CHARLESTON, W.Va. -- The Toyota plant in Buffalo cut its energy use by 4 percent and saved $300,000 annually when it installed a compressed air metering system last year, according to the company.

As a result, the U.S. Environmental Protection Agency honored Toyota Motor Engineering & Manufacturing North America with its Energy Star Partner of the Year-Sustained Excellence Award this week.

The award is given to organizations that participate in the Energy Star program and have displayed "outstanding leadership year after year" in reducing greenhouse gas emissions by setting and achieving goals and employing innovative energy efficiency approaches, according to a Toyota news release.

This is the ninth consecutive year Toyota has received the energy efficiency award.

During the past decade, cumulative cost savings at 13 of Toyota's North American plants totaled more than $370 million. Energy use has been reduced by 15 percent per vehicle produced, enough energy to power 27,000 average households for 10 years, according to a Toyota news release.

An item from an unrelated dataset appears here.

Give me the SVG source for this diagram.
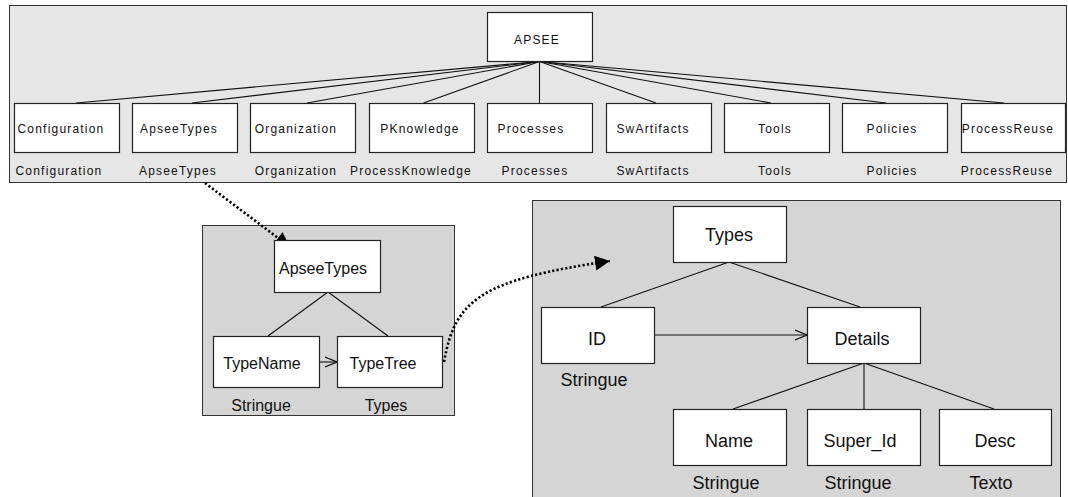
<svg xmlns="http://www.w3.org/2000/svg" width="1068" height="497" viewBox="0 0 1068 497">
  <style>
    .panel-top { fill: #e6e6e6; stroke: #333; stroke-width: 1; }
    .panel { fill: #d5d5d5; stroke: #333; stroke-width: 1; }
    .box { fill: #fff; stroke: #222; stroke-width: 1.2; }
    .t { font-family: "Liberation Sans", Arial, sans-serif; font-size: 12px; letter-spacing: 1.2px; fill: #111; text-anchor: middle; }
    .m { font-family: "Liberation Sans", Arial, sans-serif; font-size: 16px; fill: #111; text-anchor: middle; }
    .r { font-family: "Liberation Sans", Arial, sans-serif; font-size: 18px; fill: #111; text-anchor: middle; }
    .edge { fill: none; stroke: #111; stroke-width: 1.1; }
    .dots { fill: none; stroke: #000; stroke-width: 2.6; stroke-dasharray: 2.2 2.2; }
  </style>
  <defs>
    <marker id="solidHead" viewBox="0 0 10 10" refX="10" refY="5" markerWidth="15" markerHeight="15" markerUnits="userSpaceOnUse" orient="auto">
      <path d="M0,0 L10,5 L0,10 z" fill="#000"/>
    </marker>
    <marker id="openHead" viewBox="0 0 12 12" refX="12" refY="6" markerWidth="12" markerHeight="12" markerUnits="userSpaceOnUse" orient="auto">
      <path d="M0,1 L12,6 L0,11" fill="none" stroke="#111" stroke-width="1.2"/>
    </marker>
    <clipPath id="cfgClip">
      <rect x="17" y="103" width="102" height="49"/>
    </clipPath>
  </defs>

  <!-- background panels -->
  <g id="panels">
    <rect class="panel-top" x="9.5" y="5.5" width="1057" height="177"/>
    <rect class="panel" x="202.5" y="225.5" width="252" height="190"/>
    <rect class="panel" x="532.5" y="200.5" width="528" height="300"/>
  </g>

  <!-- connectors -->
  <g id="connectors">
    <!-- APSEE to its modules -->
    <line class="edge" x1="539.5" y1="61.5" x2="76" y2="103"/>
    <line class="edge" x1="539.5" y1="61.5" x2="192" y2="103"/>
    <line class="edge" x1="539.5" y1="61.5" x2="307" y2="103"/>
    <line class="edge" x1="539.5" y1="61.5" x2="423.5" y2="103"/>
    <line class="edge" x1="539.5" y1="61.5" x2="539.5" y2="103"/>
    <line class="edge" x1="539.5" y1="61.5" x2="656" y2="103"/>
    <line class="edge" x1="539.5" y1="61.5" x2="771" y2="103"/>
    <line class="edge" x1="539.5" y1="61.5" x2="886" y2="103"/>
    <line class="edge" x1="539.5" y1="61.5" x2="1004" y2="103"/>
    <!-- ApseeTypes structure -->
    <line class="edge" x1="328" y1="292" x2="268" y2="336"/>
    <line class="edge" x1="328" y1="292" x2="388" y2="336"/>
    <line class="edge" x1="319" y1="362" x2="337" y2="362" marker-end="url(#openHead)"/>
    <!-- Types structure -->
    <line class="edge" x1="729" y1="262" x2="601" y2="307"/>
    <line class="edge" x1="729" y1="262" x2="860" y2="307"/>
    <line class="edge" x1="654" y1="335" x2="807" y2="335" marker-end="url(#openHead)"/>
    <line class="edge" x1="864" y1="363" x2="733" y2="409"/>
    <line class="edge" x1="864" y1="363" x2="864" y2="409"/>
    <line class="edge" x1="864" y1="363" x2="994" y2="409"/>
    <!-- expansion links -->
    <path class="dots" d="M205,183 L290,247" marker-end="url(#solidHead)"/>
    <path class="dots" d="M444,362 C455,300 480,280 610,261" marker-end="url(#solidHead)"/>
  </g>

  <!-- nodes -->
  <g id="nodes">
    <g id="apsee">
      <rect class="box" x="487.5" y="12.5" width="105" height="49"/>
      <text class="t" x="537" y="44">APSEE</text>
    </g>
    <g id="configuration">
      <rect class="box" x="14.5" y="103.5" width="105" height="49"/>
      <text class="t" x="61" y="133" clip-path="url(#cfgClip)">Configuration</text>
      <text class="t" x="59" y="175">Configuration</text>
    </g>
    <g id="apseetypes">
      <rect class="box" x="132.5" y="103.5" width="105" height="49"/>
      <text class="t" x="179" y="133">ApseeTypes</text>
      <text class="t" x="178" y="175">ApseeTypes</text>
    </g>
    <g id="organization">
      <rect class="box" x="250.5" y="103.5" width="105" height="49"/>
      <text class="t" x="296" y="133">Organization</text>
      <text class="t" x="296" y="175">Organization</text>
    </g>
    <g id="pknowledge">
      <rect class="box" x="369.5" y="103.5" width="105" height="49"/>
      <text class="t" x="420" y="133">PKnowledge</text>
      <text class="t" x="411" y="175">ProcessKnowledge</text>
    </g>
    <g id="processes">
      <rect class="box" x="487.5" y="103.5" width="105" height="49"/>
      <text class="t" x="531" y="133">Processes</text>
      <text class="t" x="535" y="175">Processes</text>
    </g>
    <g id="swartifacts">
      <rect class="box" x="606.5" y="103.5" width="105" height="49"/>
      <text class="t" x="653" y="133">SwArtifacts</text>
      <text class="t" x="653" y="175">SwArtifacts</text>
    </g>
    <g id="tools">
      <rect class="box" x="724.5" y="103.5" width="105" height="49"/>
      <text class="t" x="775" y="133">Tools</text>
      <text class="t" x="775" y="175">Tools</text>
    </g>
    <g id="policies">
      <rect class="box" x="842.5" y="103.5" width="105" height="49"/>
      <text class="t" x="892" y="133">Policies</text>
      <text class="t" x="892" y="175">Policies</text>
    </g>
    <g id="processreuse">
      <rect class="box" x="961.5" y="103.5" width="104" height="49"/>
      <text class="t" x="1008" y="133">ProcessReuse</text>
      <text class="t" x="1007" y="175">ProcessReuse</text>
    </g>

    <g id="apseetypes-root">
      <rect class="box" x="274.5" y="240.5" width="106" height="52"/>
      <text class="m" x="323" y="274">ApseeTypes</text>
    </g>
    <g id="typename">
      <rect class="box" x="213.5" y="336.5" width="106" height="51"/>
      <text class="m" x="262" y="369">TypeName</text>
      <text class="m" x="261" y="411">Stringue</text>
    </g>
    <g id="typetree">
      <rect class="box" x="337.5" y="336.5" width="105" height="51"/>
      <text class="m" x="383" y="369">TypeTree</text>
      <text class="m" x="386" y="411">Types</text>
    </g>

    <g id="types">
      <rect class="box" x="673.5" y="206.5" width="113" height="56"/>
      <text class="r" x="729" y="241">Types</text>
    </g>
    <g id="id">
      <rect class="box" x="541.5" y="307.5" width="113" height="56"/>
      <text class="r" x="597" y="345">ID</text>
      <text class="r" x="594" y="386">Stringue</text>
    </g>
    <g id="details">
      <rect class="box" x="807.5" y="307.5" width="113" height="56"/>
      <text class="r" x="862" y="345">Details</text>
    </g>
    <g id="name">
      <rect class="box" x="673.5" y="409.5" width="113" height="56"/>
      <text class="r" x="729" y="447">Name</text>
      <text class="r" x="726" y="489">Stringue</text>
    </g>
    <g id="super-id">
      <rect class="box" x="807.5" y="409.5" width="113" height="56"/>
      <text class="r" x="860" y="447">Super_Id</text>
      <text class="r" x="858" y="489">Stringue</text>
    </g>
    <g id="desc">
      <rect class="box" x="939.5" y="409.5" width="112" height="56"/>
      <text class="r" x="995" y="447">Desc</text>
      <text class="r" x="991" y="489">Texto</text>
    </g>
  </g>
</svg>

Robin Haugen, general manager of production engineering for Toyota, said in a news release that the company is "honored to be recognized."

"It gives us greater motivation to identify ways to minimize our impact on the environment while helping our bottom line," "Our team members' commitment to reducing energy and water consumption across our operations demonstrates that when good ideas are shared, great things can happen."

The West Virginia plant's new compressed air metering system is one of a number of energy improvements accomplished by Toyota plants across the nation.

The Toyota Motor Manufacturing plant in Indiana installed an adiabatic humidification system in the paint booth that improved energy efficiency by 35 percent and saved more than $1.1 million annually, according to Toyota.

The Kentucky plant also installed an adiabatic humidification system in the paint shop that cut steam consumption by more than 65 percent and cut total energy use by 12 percent. The plant has saved $1.4 million annually.

Toyota has improved lighting at each of its 14 North American manufacturing plants. The total savings of new lighting topped $1.2 million and reached 17 million kilowatt hours, which could power 1,500 average households, Toyota said in its release.